Little is known of Scotus apart from his work. His date of birth is thought to have been between 23 December 1265 and 17 March 1266, based on his ordination to the priesthood in the Order of Friars Minor (the Franciscans) at Saint Andrew's Priory in Northampton, England, on 17 March 1291. The minimum age for ordination at the time was 25 and it is generally assumed that he would have been ordained as soon as it was permitted. That his contemporaries called him Johannes Duns, after the medieval practice of calling people by their Christian name followed by their place of origin, suggests that he came from Duns, in Berwickshire, Scotland.

According to tradition, Scotus was educated at the Franciscan studium at Oxford, a house behind St Ebbe's Church, in a triangular area enclosed by Pennyfarthing Street and running from St Aldate's to the Castle, the Baley and the old wall, where the Franciscans had moved when the University of Paris was dispersed in 1229–30. At that time there would have been about 270 persons living there, of whom about 80 would have been Franciscans.

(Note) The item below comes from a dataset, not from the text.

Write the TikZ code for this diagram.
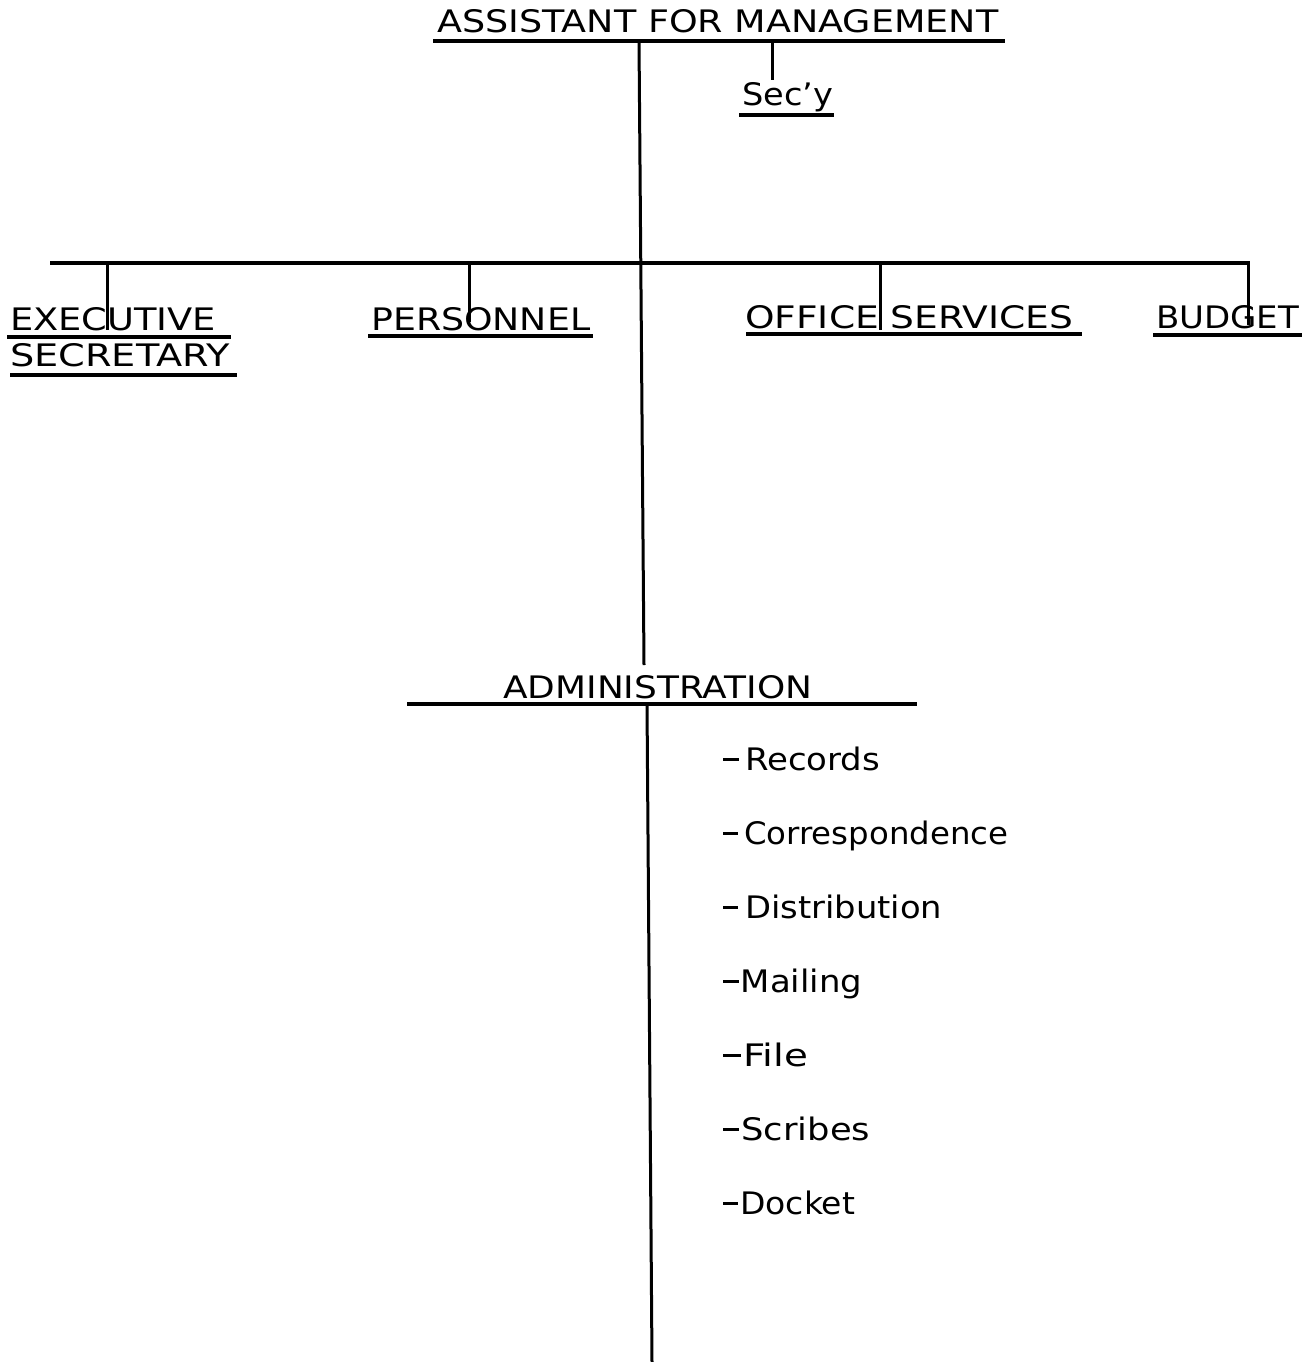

Scotus appears to have been in Oxford in 1300–01, taking part in a disputation under the regent master, Philip of Bridlington. He began lecturing on Peter Lombard's Sentences at the prestigious University of Paris towards the end of 1302. Later in that academic year, however, he was expelled from the University of Paris for siding with Pope Boniface VIII in his feud with Philip the Fair of France, over the taxation of church property.

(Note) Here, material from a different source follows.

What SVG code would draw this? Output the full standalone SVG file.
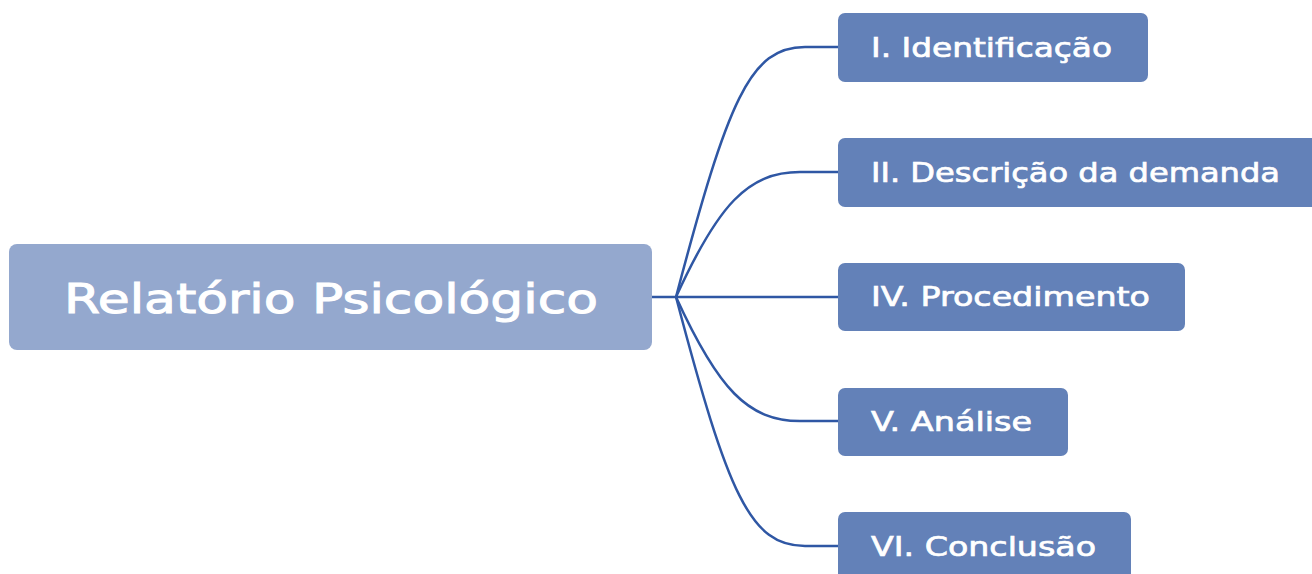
<svg xmlns="http://www.w3.org/2000/svg" width="1312" height="574" viewBox="0 0 1312 574">
<style>
.root{fill:#94a8ce}
.child{fill:#6381b8}
.t{fill:#ffffff;stroke:#ffffff;font-family:"DejaVu Sans","Liberation Sans",sans-serif;font-weight:normal}
.rt{font-size:41px;stroke-width:1}
.ct{font-size:27px;stroke-width:0.7}
.conn{fill:none;stroke:#2f57a4;stroke-width:2.5}
</style>
<rect width="1312" height="574" fill="#ffffff"/>
<g id="connectors">
<path class="conn" d="M652 297 H838"/>
<path class="conn" d="M676 297 C728 100 750 47 805 47 H838"/>
<path class="conn" d="M676 297 C718 205 748 172 800 172 H838"/>
<path class="conn" d="M676 297 C718 389 748 421 800 421 H838"/>
<path class="conn" d="M676 297 C728 494 750 546 805 546 H838"/>
</g>
<g id="root">
<rect class="root" x="9" y="244" width="643" height="106" rx="8"/>
<text class="t rt" x="64" y="313" textLength="534" lengthAdjust="spacingAndGlyphs">Relatório Psicológico</text>
</g>
<g id="n1">
<rect class="child" x="838" y="13" width="310" height="69" rx="7"/>
<text class="t ct" x="871" y="57" textLength="241" lengthAdjust="spacingAndGlyphs">I. Identificação</text>
</g>
<g id="n2">
<rect class="child" x="838" y="138" width="480" height="69" rx="7"/>
<text class="t ct" x="871" y="182" textLength="409" lengthAdjust="spacingAndGlyphs">II. Descrição da demanda</text>
</g>
<g id="n4">
<rect class="child" x="838" y="263" width="347" height="68" rx="7"/>
<text class="t ct" x="871" y="306" textLength="279" lengthAdjust="spacingAndGlyphs">IV. Procedimento</text>
</g>
<g id="n5">
<rect class="child" x="838" y="388" width="230" height="68" rx="7"/>
<text class="t ct" x="871" y="431" textLength="161" lengthAdjust="spacingAndGlyphs">V. Análise</text>
</g>
<g id="n6">
<rect class="child" x="838" y="512" width="293" height="72" rx="7"/>
<text class="t ct" x="871" y="556" textLength="225" lengthAdjust="spacingAndGlyphs">VI. Conclusão</text>
</g>
</svg>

Scotus was back in Paris before the end of 1304, probably returning in May. He continued lecturing there until, for reasons that are still mysterious, he was dispatched to the Franciscan studium at Cologne, probably in October 1307. According to the 15th-century writer William Vorilong, his departure was sudden and unexpected. He was relaxing or talking with students in the Prato clericorum or Pre-aux-Clercs – an open area of the Left Bank used by scholars for recreation – when orders arrived from the Franciscan Minister General; Scotus left immediately, taking few or no personal belongings.

He died in Cologne in November 1308; the date of his death is traditionally given as 8 November. He is buried in the Church of the Franciscans in Cologne. His sarcophagus bears the Latin inscription:

Scotia me genuit. Anglia me suscepit. Gallia me docuit. Colonia me tenet. (trans. "Scotland brought me forth. England sustained me. France taught me. Cologne holds me.")

He was beatified by Pope John Paul II on March 20, 1993. The story about Scotus being buried alive, in the absence of his servant who alone knew of his susceptibility to coma, is probably a myth. It was reported by Sir Francis Bacon in his Historia vitae et mortis.

The colophon of Codex 66 of Merton College, Oxford says that Scotus was also at Cambridge, but we do not know for certain if this is true, or if it was, when he was there.